A Unite member has received £7,500 in an out of court settlement after his hands were left permanently damaged by using vibrating tools at work.

The 53-year-old from Barnsley was left with the debilitating condition Hand Arm Vibration Syndrome (HAVS) after using vibrating tools in his job at Corus in Rotherham.

The condition means he has lost sense of touch in his hands and suffers from pain in his fingers.

HAVS is an industrial injury

HAVS is an industrial injury which affects many people who operate hand-held vibrating power tools over a number of years.

Its symptoms can differ greatly but common complaints are numbness in the fingertips, discolouration of the skin and general aches and pains in the hands, arms and fingers.

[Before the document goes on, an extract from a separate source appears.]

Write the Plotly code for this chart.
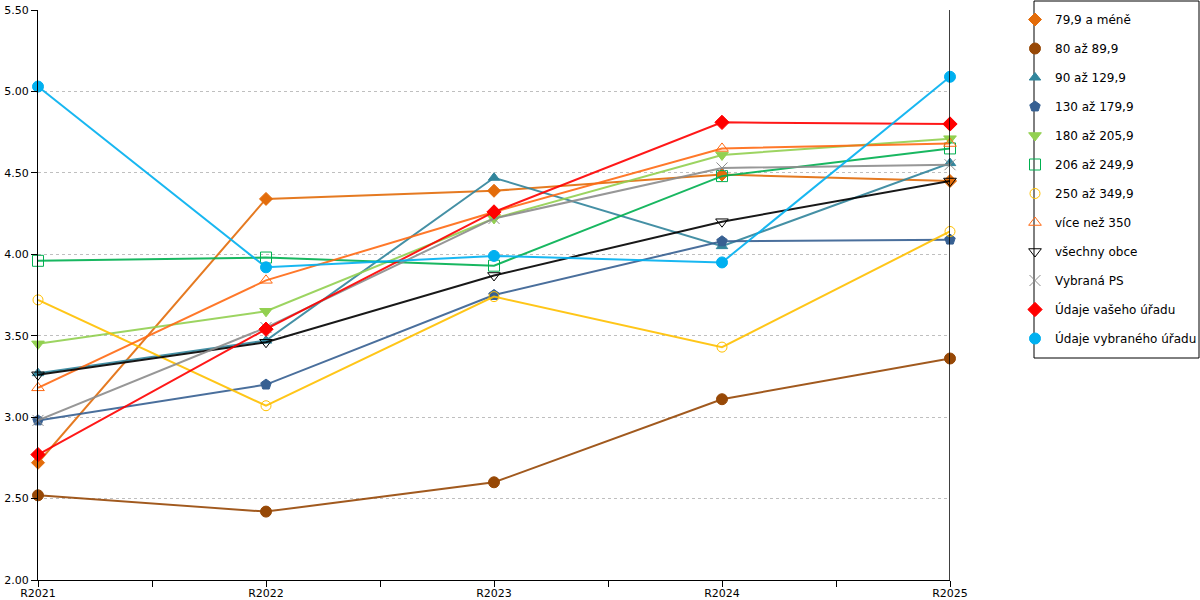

The member worked for Corus for 37 years but has now taken early retirement. He first started noticing a problem with his hands in 2006.

He was told by a specialist it was HAVS and was advised to claim compensation.

He had been exposed to a variety of vibrating tools on a daily basis including air spanners, needle guns and drills, but had never been warned about the dangers of developing the condition.

Thompsons Solicitors made claim for compensation

Following his diagnosis he contacted his union Unite which instructed its lawyers Thompsons Solicitors to pursue a claim for compensation.

Corus did not admit liability but settled the claim out of court.

The member said: “My hands feel like I have three or four pairs of gloves on all the time. They are clumsy with intricate things making it difficult to do DIY. When I discovered my condition was caused by working with vibrating tools and my employers should have done more to prevent it I knew they were 100% liable as I was never warned and nothing was done to reduce the vibration from the tools.”

Davey Hall, regional secretary of Unite said: “HAVS affects many of our members working with vibrating tools. Despite regulations brought in in 2005 requiring them to do so, too many employers fail to make a proper assessment of the risk to their employees from exposure to vibration”.

Angela Davies at Thompsons Solicitors added: “Our client was exposed to vibrating tools on a daily basis. In workplaces where these types of tools are used employers are expected to properly assess the levels of vibration emitted and monitor the amount of time workers spend on the tools. The employers failure to assess and restrict usage resulted in our client developing HAVS.”